For Americans concerned about whether impressionist paintings, fabled violins and other treasured items might be stolen property, the Federal Bureau of Investigation has launched a new art crime smartphone app that promises direct contact with agents.
Anybody can use this free downloadable app, FBI officials announced Monday, to verify whether art and antiquities they own or are looking to buy weren’t stolen.
“Submit tips to the FBI directly from the app,” officials said.
This app gives mobile, on-the-run access to a National Stolen Art File database that FBI art crime investigators developed in working their cases.
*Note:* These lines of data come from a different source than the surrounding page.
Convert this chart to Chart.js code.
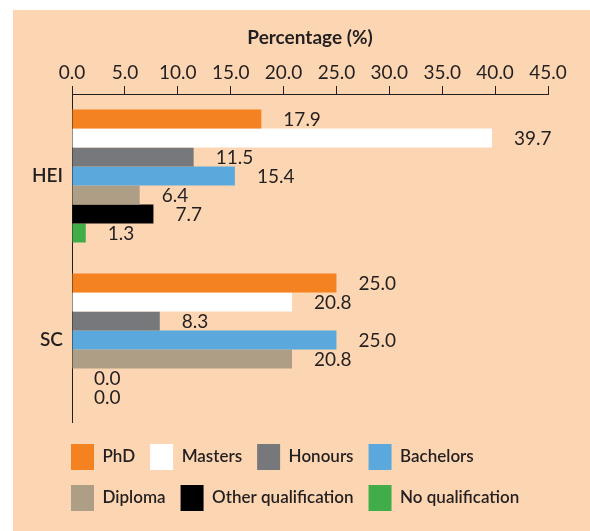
<!DOCTYPE html>
<html><head><meta charset="utf-8">
<script src="https://cdn.jsdelivr.net/npm/chart.js@4/dist/chart.umd.min.js"></script>
<style>
html,body{margin:0;padding:0;background:#ffffff;}
#wrap{position:absolute;left:13px;top:10px;width:577px;height:521px;background:#FCD6B2;}
canvas{display:block;}
</style></head><body>
<div id="wrap"><canvas id="c" width="577" height="521"></canvas></div>
<script>
const categories = ['HEI', 'SC'];
const seriesNames = ['PhD', 'Masters', 'Honours', 'Bachelors', 'Diploma', 'Other qualification', 'No qualification'];
const phd = [17.9, 25.0];
const masters = [39.7, 20.8];
const honours = [11.5, 8.3];
const bachelors = [15.4, 25.0];
const diploma = [6.4, 20.8];
const otherQual = [7.7, 0.0];
const noQual = [1.3, 0.0];
const xTicks = [0, 5, 10, 15, 20, 25, 30, 35, 40, 45];
const seriesColors = ['#F58220', '#FFFFFF', '#77787B', '#5BA8DC', '#AE9E86', '#000000', '#40AD48'];
const axisTitle = 'Percentage (%)';

const FONT = 'Lato';
const INK = '#231F20';
const seriesData = [phd, masters, honours, bachelors, diploma, otherQual, noQual];

const valueLabels = {
  id: 'valueLabels',
  afterDatasetsDraw(chart) {
    const ctx = chart.ctx;
    ctx.save();
    ctx.font = '19px ' + FONT;
    ctx.fillStyle = INK;
    ctx.textAlign = 'left';
    ctx.textBaseline = 'middle';
    chart.data.datasets.forEach((ds, i) => {
      const meta = chart.getDatasetMeta(i);
      meta.data.forEach((bar, j) => {
        ctx.fillText(Number(ds.data[j]).toFixed(1), bar.x + 22, bar.y + 1);
      });
    });
    ctx.restore();
  }
};

const legendPlace = {
  id: 'legendPlace',
  afterLayout(chart) {
    const lg = chart.legend;
    const dy = 419 - lg.top;
    lg.top += dy; lg.bottom += dy;
    lg.left = 43;
    lg.right = 560;
  }
};

new Chart(document.getElementById('c'), {
  type: 'bar',
  data: {
    labels: categories,
    datasets: seriesNames.map((n, i) => ({
      label: n,
      data: seriesData[i],
      backgroundColor: seriesColors[i],
      borderWidth: 0,
      barPercentage: 1.0,
      categoryPercentage: 0.811
    }))
  },
  plugins: [valueLabels, legendPlace],
  options: {
    indexAxis: 'y',
    responsive: false,
    animation: false,
    layout: { padding: { left: 0, right: 42, top: 0, bottom: 17 } },
    plugins: {
      tooltip: { enabled: false },
      legend: {
        position: 'bottom',
        align: 'start',
        labels: {
          boxWidth: 23,
          boxHeight: 26,
          padding: 15,
          color: INK,
          font: { family: FONT, size: 17, weight: '600' }
        }
      }
    },
    scales: {
      x: {
        position: 'top',
        min: 0,
        max: 45,
        afterBuildTicks: s => { s.ticks = xTicks.map(v => ({ value: v })); },
        afterFit: s => { s.height = 84; },
        ticks: {
          color: INK,
          padding: 2,
          font: { family: FONT, size: 19 },
          callback: v => Number(v).toFixed(1)
        },
        grid: { drawOnChartArea: false, drawTicks: true, tickLength: 8, color: INK },
        border: { display: true, color: INK, width: 1 },
        title: {
          display: true,
          text: axisTitle,
          color: INK,
          font: { family: FONT, size: 19, weight: 'bold' },
          padding: { top: 16, bottom: 0 }
        }
      },
      y: {
        afterFit: s => { s.width = 59; },
        ticks: { color: INK, padding: 9, font: { family: FONT, size: 19, weight: '600' } },
        grid: { display: false, drawTicks: false },
        border: { display: true, color: INK, width: 1 }
      }
    }
  }
});
</script>
</body></html>
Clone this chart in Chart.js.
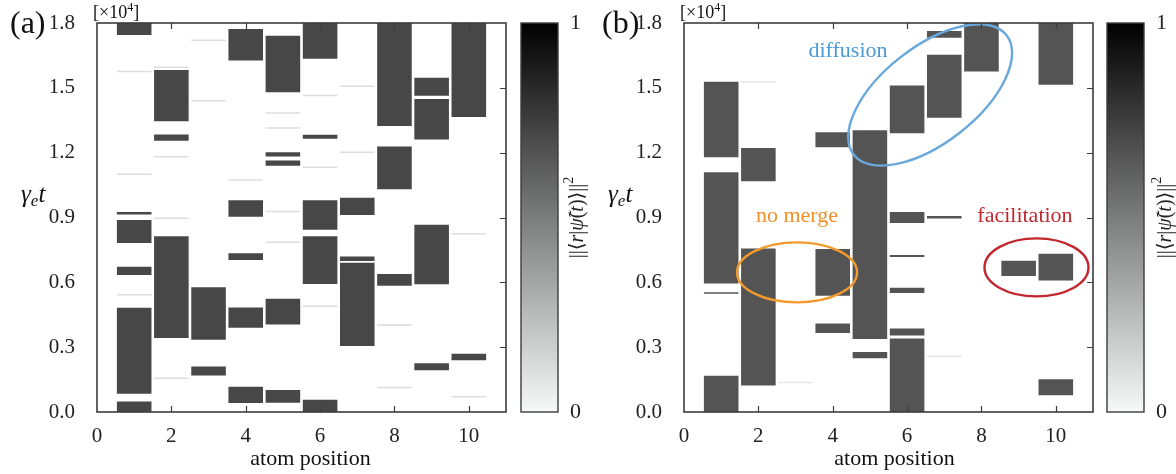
<!DOCTYPE html>
<html>
<head>
<meta charset="utf-8">
<script src="https://cdn.jsdelivr.net/npm/chart.js@4.4.0/dist/chart.umd.min.js"></script>
<style>
  body { margin: 0; background: #fff; width: 1176px; height: 474px; overflow: hidden; position: relative; }
  canvas { position: absolute; top: 0; }
  #chartA { left: 0; }
  #chartB { left: 590px; }
</style>
</head>
<body>
<canvas id="chartA" width="590" height="474"></canvas>
<canvas id="chartB" width="586" height="474"></canvas>
<script>
const ticksY = [0, 0.3, 0.6, 0.9, 1.2, 1.5, 1.8];
const ticksX = [0, 2, 4, 6, 8, 10];

// (a) dark blocks: atom position, start / end of the block in gamma_e t [x10^4]
const posA  = [1,1,1,1,1,1, 2,2,2, 3,3, 4,4,4,4,4, 5,5,5,5,5, 6,6,6,6,6, 7,7,7, 8,8,8, 9,9,9,9, 10,10];
const fromA = [1.745,0.914,0.782,0.634,0.085,0, 1.345,1.255,0.342, 0.334,0.169, 1.626,0.904,0.703,0.390,0.042,
               1.480,1.182,1.139,0.405,0.043, 1.635,1.264,0.843,0.592,0, 0.912,0.699,0.305, 1.323,1.031,0.584,
               1.463,1.261,0.591,0.193, 1.365,0.240];
const toA   = [1.8,0.926,0.889,0.672,0.482,0.049, 1.582,1.284,0.813, 0.577,0.210, 1.772,0.980,0.734,0.484,0.117,
               1.741,1.202,1.164,0.524,0.102, 1.8,1.283,0.980,0.813,0.057, 0.991,0.719,0.691, 1.8,1.229,0.638,
               1.547,1.448,0.867,0.226, 1.8,0.269];
// (a) faint traces
const faintPosA = [1,1,1, 2,2,2,2, 3,3, 4, 5,5,5,5, 6,6,6, 7,7, 8,8, 10,10];
const faintAtA  = [1.100,1.576,0.543, 1.595,1.181,0.897,0.156, 1.720,1.440, 1.073, 0.928,1.383,1.314,0.785,
                   1.465,1.133,0.489, 1.202,1.507, 0.402,0.113, 0.825,0.071];

// (b) dark blocks
const posB  = [1,1,1,1, 2,2, 4,4,4, 5,5, 6,6,6,6,6,6, 7,7,7, 8, 9, 10,10,10];
const fromB = [1.179,0.595,0.547,0, 1.068,0.123, 1.225,0.538,0.365, 0.338,0.249,
               1.290,0.875,0.717,0.551,0.354,0, 1.732,1.361,0.895, 1.576, 0.629, 1.514,0.609,0.077];
const toB   = [1.528,1.109,0.554,0.168, 1.222,0.757, 1.295,0.754,0.409, 1.304,0.278,
               1.511,0.925,0.727,0.575,0.386,0.340, 1.763,1.653,0.907, 1.8, 0.700, 1.8,0.732,0.152];
const faintPosB = [2, 3, 7];
const faintAtB  = [1.527, 0.137, 0.258];

// (b) annotations: label, colour, text anchor and ellipse centre in data units
const notesB = [
  { text: 'diffusion',    color: '#4a9ad4', edge: '#6aa8dc', tx: 4.41, ty: 1.643, ex: 6.62, ey: 1.467, rx: 97, ry: 48, rot: -38 },
  { text: 'no merge',     color: '#f0912a', edge: '#f39a2c', tx: 3.04, ty: 0.877, ex: 3.04, ey: 0.646, rx: 60, ry: 30, rot: 0 },
  { text: 'facilitation', color: '#c0282e', edge: '#c1272d', tx: 9.17, ty: 0.877, ex: 9.48, ey: 0.669, rx: 52, ry: 29, rot: 0 }
];

const SERIF = '"Liberation Serif", "DejaVu Serif", serif';
const faintHalf = 0.0035;

function drawRuns(ctx, x, y, parts) {
  let cx = x;
  parts.forEach(([t, f, dy]) => {
    ctx.font = f;
    ctx.fillText(t, cx, y + (dy || 0));
    cx += ctx.measureText(t).width;
  });
  return cx - x;
}
function runsWidth(ctx, parts) {
  let w = 0;
  parts.forEach(([t, f]) => { ctx.font = f; w += ctx.measureText(t).width; });
  return w;
}

const decor = {
  id: 'decor',
  afterDatasetsDraw(chart, args, o) {
    const { ctx, chartArea: a, scales: { x, y } } = chart;
    ctx.save();

    // annotations
    (o.notes || []).forEach(n => {
      ctx.strokeStyle = n.edge;
      ctx.lineWidth = 2.4;
      ctx.beginPath();
      ctx.ellipse(x.getPixelForValue(n.ex), y.getPixelForValue(n.ey), n.rx, n.ry, n.rot * Math.PI / 180, 0, Math.PI * 2);
      ctx.stroke();
      ctx.fillStyle = n.color;
      ctx.font = '22px ' + SERIF;
      ctx.textAlign = 'center';
      ctx.textBaseline = 'alphabetic';
      ctx.fillText(n.text, x.getPixelForValue(n.tx), y.getPixelForValue(n.ty));
    });

    // frame and inward ticks
    ctx.strokeStyle = '#3c3c3c';
    ctx.lineWidth = 1.6;
    ctx.strokeRect(a.left, a.top, a.right - a.left, a.bottom - a.top);
    ctx.lineWidth = 1.2;
    ctx.beginPath();
    ticksX.forEach(v => {
      if (v === 0) return;
      const px = Math.round(x.getPixelForValue(v)) + 0.5;
      ctx.moveTo(px, a.bottom); ctx.lineTo(px, a.bottom - 6);
      ctx.moveTo(px, a.top); ctx.lineTo(px, a.top + 6);
    });
    ticksY.forEach(v => {
      if (v === 0 || v === 1.8) return;
      const py = Math.round(y.getPixelForValue(v)) + 0.5;
      ctx.moveTo(a.right, py); ctx.lineTo(a.right - 6, py);
    });
    ctx.stroke();

    // colour bar
    const cbL = a.right + o.cbGap, cbW = 37;
    const g = ctx.createLinearGradient(0, a.bottom, 0, a.top);
    g.addColorStop(0, '#f7f8f8');
    g.addColorStop(1, '#000000');
    ctx.fillStyle = g;
    ctx.fillRect(cbL, a.top, cbW, a.bottom - a.top);
    ctx.strokeStyle = '#3c3c3c';
    ctx.lineWidth = 1.4;
    ctx.strokeRect(cbL, a.top, cbW, a.bottom - a.top);
    ctx.fillStyle = '#222';
    ctx.font = '22px ' + SERIF;
    ctx.textAlign = 'left';
    ctx.textBaseline = 'middle';
    ctx.fillText('1', cbL + cbW + 12, a.top);
    ctx.fillText('0', cbL + cbW + 12, a.bottom);

    // rotated colour bar label
    const up = '20px ' + SERIF, it = 'italic 20px ' + SERIF, sm = '14px ' + SERIF;
    const lab = [['||\u27E8', up], ['r', it], ['|', up], ['\u03C8\u0303', it], ['(', up], ['t', it], [')\u27E9||', up], ['2', sm, -9]];
    ctx.save();
    ctx.translate(cbL + cbW + o.labOff, (a.top + a.bottom) / 2);
    ctx.rotate(-Math.PI / 2);
    ctx.textBaseline = 'middle';
    drawRuns(ctx, -runsWidth(ctx, lab) / 2, 0, lab);
    ctx.restore();

    // panel letter, exponent, axis labels
    ctx.fillStyle = '#111';
    ctx.textBaseline = 'alphabetic';
    ctx.textAlign = 'left';
    ctx.font = '32px ' + SERIF;
    ctx.fillText(o.letter, a.left - o.letterOff, 33);
    drawRuns(ctx, a.left - 4, 18, [['[\u00D710', '18px ' + SERIF], ['4', '12px ' + SERIF, -7], [']', '18px ' + SERIF]]);
    drawRuns(ctx, a.left - o.ylabOff, 202, [['\u03B3', 'italic 25px ' + SERIF], ['e', 'italic 17px ' + SERIF, 4], ['t', 'italic 25px ' + SERIF]]);
    ctx.font = '22px ' + SERIF;
    ctx.textAlign = 'center';
    ctx.fillText('atom position', (a.left + a.right) / 2 + o.titleShift, 465);
    ctx.restore();
  }
};

function makeChart(id, pos, from, to, fPos, fAt, barColor, faintColor, pad, extra) {
  const blocks = pos.map((p, i) => ({ x: p, y: [from[i], to[i]] }));
  const traces = fPos.map((p, i) => ({ x: p, y: [fAt[i] - faintHalf, fAt[i] + faintHalf] }));
  return new Chart(document.getElementById(id), {
    type: 'bar',
    data: {
      datasets: [
        { data: traces, backgroundColor: faintColor, barPercentage: 0.93, categoryPercentage: 1, grouped: false },
        { data: blocks, backgroundColor: barColor, barPercentage: 0.93, categoryPercentage: 1, grouped: false }
      ]
    },
    options: {
      responsive: false,
      animation: false,
      layout: { padding: pad },
      plugins: { legend: { display: false }, tooltip: { enabled: false }, decor: extra },
      scales: {
        x: {
          type: 'linear', min: 0, max: 11, offset: false,
          grid: { display: false, offset: false }, border: { display: false },
          afterBuildTicks: s => { s.ticks = ticksX.map(v => ({ value: v })); },
          afterFit: s => { s.height = 62; s.paddingLeft = 0; s.paddingRight = 0; },
          ticks: { color: '#222', padding: 4, font: { family: SERIF, size: 21 } }
        },
        y: {
          min: 0, max: 1.8,
          grid: { display: false }, border: { display: false },
          afterBuildTicks: s => { s.ticks = ticksY.map(v => ({ value: v })); },
          afterFit: s => { s.width = 60; s.paddingTop = 0; s.paddingBottom = 0; },
          ticks: { color: '#222', padding: 14, font: { family: SERIF, size: 21 }, callback: v => v.toFixed(1) }
        }
      }
    },
    plugins: [decor]
  });
}

makeChart('chartA', posA, fromA, toA, faintPosA, faintAtA, '#474747', '#dedede',
  { left: 37, right: 84, top: 23, bottom: 0 },
  { letter: '(a)', letterOff: 87, ylabOff: 76, cbGap: 15, labOff: 20, titleShift: 9 });
makeChart('chartB', posB, fromB, toB, faintPosB, faintAtB, '#545454', '#e6e6e6',
  { left: 34, right: 83, top: 23, bottom: 0 },
  { letter: '(b)', letterOff: 82, ylabOff: 76, cbGap: 14, labOff: 22, titleShift: 6, notes: notesB });
</script>
</body>
</html>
In the past, police agencies and art-industry partners in the United States and abroad have submitted information on stolen Claude Monet paintings, Stradivarius violins, Tiffany lamps and the like to this database, FBI officials said. It holds secrets on the provenance of scores of stolen pieces of art and other culturally significant property.
By tapping public eyes and ears, FBI managers said, they hope to help law enforcers close cases and return art and property to rightful owners.
FBI Art Crime Program Agent Colleen Childers said making the NSAF publicly available was a big step and that, now, “we want to continue to push to make it a more user-friendly platform.”
Americans curious about art and antiquities they see could conduct computer searches for known stolen items with a focus on locations, descriptions and types of art.
Beyond submitting tips to FBI agents, the app lets users display relevant information and save it for easy access. Stolen art sleuths also could share information from the app via text messaging, email, and postings on other social media platforms.